11/01/17 17:53:12
孫一家は正義が小学校にあがる頃、鳥栖の朝鮮部落を離れ、北九州市の八幡西区に移り住んだ。
(略)
孫一族が鳥栖を離れたもう一つの理由は三憲の生業<なりわい>が養豚や密造酒づくりから、金融業という“正業”
に変わったからである。三憲の金融業へのこの転身も、元はといえば、祖母の李元照が始めた水商売女相手の
小口融資に発端があった。
(略)
三憲は自宅に近い北九州市八幡西区黒埼に事務所を構えた。
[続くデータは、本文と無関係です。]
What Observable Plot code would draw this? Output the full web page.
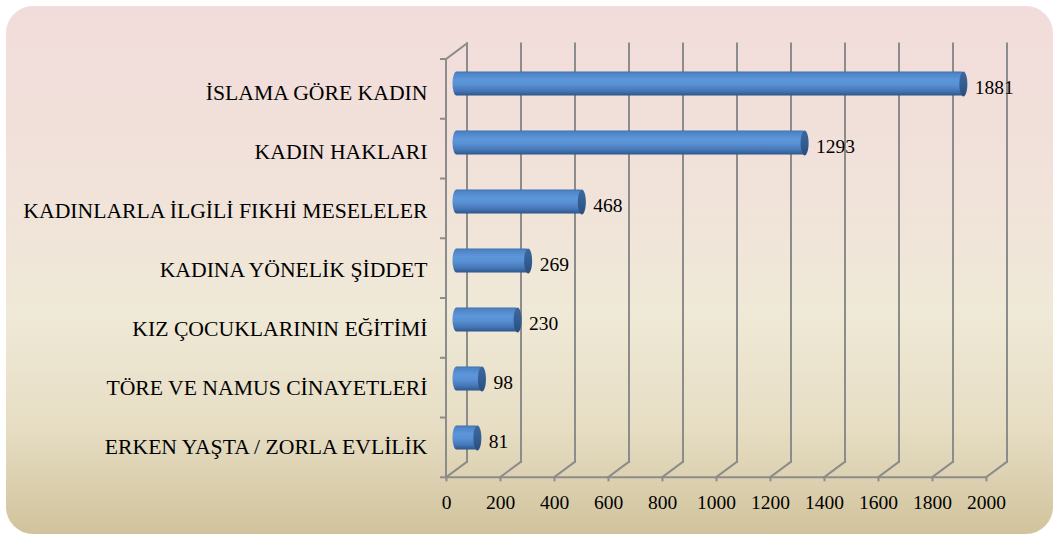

三憲に誘われて金貸しの世界に飛び込み、
三憲のカバン持ちになった大竹氏は言う。
「(略)
黒崎に事務所を構えたのは、近くに八幡製鉄所があったからです。
(略)」
大竹氏は製鉄所の社宅をターゲットにして、全戸の郵便ポストに片っ端からチラシを投げ込んだ。
「保証人・担保なし。5万円まで融資」というのが売り文句だった。
(略)
三憲は商売が上向きになると、顧客の幅をどんどん広げていった。年金生活者や生活保護受給者にも貸し付けた。
いまのように、多重債務者のブラックリスト名簿がコンピューターに登録されている次代ではなかったので、
完全な信用貸しだった。
「もちろん焦げつくこともありました。ですから顧客の幅が広がると同時に、取り立ても大変になってきた。まさに
夜討ち朝駆けの時代でした。ただ、三憲さんは、ヤクザのような厳しい取立てをやる人ではありませんでした。(略)」
三憲のこうした性格は祖母ゆずりだという。